Robin Bertolucci, a program director for two talk stations in Los Angeles owned by radio giant Clear Channel Communications, said that successful talk radio is about far more than political ideology. “The thing that makes any radio program successful is the entertainment value and the information value,” she said, noting that Rush Limbaugh’s success is based more on the entertainment value he brings than on any supposed conservative ideology he shares with his audience. “He’s a wildly talented and entertaining broadcaster,” she said. “If he was a communist, I think the show would be successful, too — in a very different way.”
Air America was also hurt by its role as a “Johnny Come Lately” to the talk-radio arena. By the time it hit the airwaves in April 2004, neo-conservative entertainers like Limbaugh, Hannity, Michael Medved, and others had been on the air for years, solidifying a popularity against which even the most talented and worthy competitor would have found it difficult to compete.
Walter Brasch, a media analyst and reporter for Online Journal, noted that by at least 2000, neo-conservative personalities had largely co-opted the AM radio waves, targeting “the same kind of audience that the liberal ’60s alternative media had targeted — the socially and politically marginalized who distrusted Big Government and believed in individual liberties.

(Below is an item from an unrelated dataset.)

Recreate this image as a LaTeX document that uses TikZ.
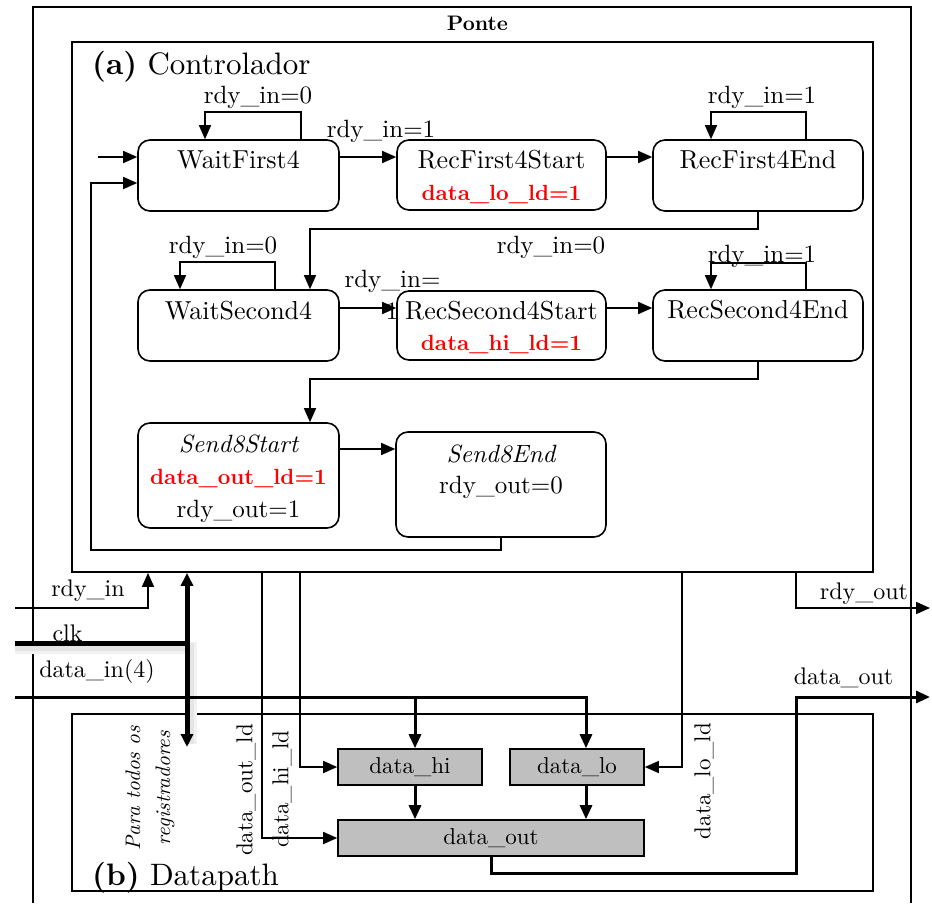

Any emerging liberal network would be seen as merely an annoyance, rather than competition.”
But even in a market saturated by larger-than-life “conservative” personalities, there may yet have been a place at the table for a network broadcasting entertaining and thoughtful liberal opinion. Unfortunately, Brasch explained, the folks at Air America tried to do in a short span what it took decades for major “conservative” talk radio to accomplish. Putting people on the air with their own shows who had little background in broadcast was, in itself, a recipe for failure. Brasch pointed out that even the most talented of Air America’s personalities, such as Franken, “had minimal radio experience. In contrast, almost all of Rush Limbaugh’s career was in radio before he became the man most loathed by liberals.” The network may well have survived had it “tried to evolve slowly, as had conservative talk radio, and not try to match it in salaries and personalities the first year,” he said.
In addition to the penchant of its hosts to attack perceived “conservatives” like Limbaugh and Hannity while ignoring the more important issues of developing unique entertainment and a focused message, Brasch noted that Air America’s demise was keyed to an arrogance that served to repel its listeners and others who could have helped it succeed. “Its hosts and producers ignored phone calls and e-mails from liberals and moderates who were not on its radar as ‘important,’” he noted. “And, it and many of its affiliates also ignored calls from many reporters who were trying to do stories about the network and its personalities. If the producers arrogantly didn’t think something mattered, then it didn’t.”
Ultimately, the folks at Air America failed to grasp the one truth that its neo-conservative counterpart has gotten right — and which is key to any grass-roots success: People are inclined to embrace a movement that values their input and involvement, while rejecting those who look with suspicion or annoyance on involvement from outside its direct ranks.